Blockchain technology has been dragged into the spotlight in recent months due to its role as the basis for Bitcoin and similar cryptocurrencies. There's more to this information tracking method than digital wallet management, however. While Bitcoin has become a household name, there has been a parallel emergence of blockchain technology in the supply chain.
Decentralized, instantly accessible and tamper-free record-keeping has clear value for supply chain communication and collaboration between partner organizations. However, this doesn't mean the transition to widespread blockchain usage will be an overnight change.
It pays for potential users to examine the approaches already being considered or implemented to inspire their own embrace of the new solutions. The following are two use cases demonstrating blockchain technology's potential worth in different types of supply chain situations.
Sustainable ingredient tracking
One of the major challenges with making supply chains more sustainable and cutting out harmful practices has to do with the sheer amount of ambiguity and miscommunication that can come between different organizations around the world. Fortune described a project overseen by the World Wild Fund for Nature designed to make sustainability of seafood a variable tracked via blockchain technology.

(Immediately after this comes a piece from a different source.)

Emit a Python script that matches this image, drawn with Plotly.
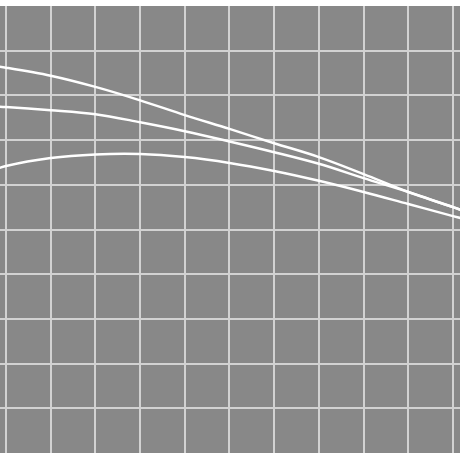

The present project begins with tagging individual wild fish caught in the Pacific. The fish receive QR codes, and the data from those codes is logged in a blockchain system as they travel around the world. Each organization that handles the fish has access to its history, which makes it easy for companies and regulatory bodies alike to ensure that a particular animal came from a sustainable fishery.
QR codes aren't the only kinds of tracking technologies that can work with this particular blockchain application, either. According to Fortune, tech tools such as RFID tags are viable ways to follow items on their way, and supply chain participants can even upload photos and videos to prove where the fish come from.
Supply Chain Dive highlighted a second valuable role for blockchain tracking - keeping fraud and counterfeiting out of the pharmaceutical supply chain. Pharma giant GlaxoSmithKline is behind the new project, along with Viant, the same tech company that created the fish monitoring system for the World Wild Fund for Nature.
When it comes to ensuring shipments of medicines are secure, authentic and free from tampering, blockchain technology could be a great way to send data between companies and the regulatory bodies tasked with overseeing them. Viant's Tyler Mulvihill stated that he expects governments to realize that the blockchain is a viable and valuable way to track the product data required by law.
Supply Chain Dive explained that on top of regulatory woes, companies in the pharma supply chain are causing headaches for themselves with inefficient shipment procedures. Getting medicine to care providers that need it is a complex process, with locations consistently getting more or less than they need.
Whether the transparency granted by new blockchain technology will mostly be for the benefit of companies' own transparency and communication, or whether it's used as a regulatory compliance tool, its emergence in pharmaceuticals is just beginning. Over the next few years, organizations will test the limits of the solutions' potential.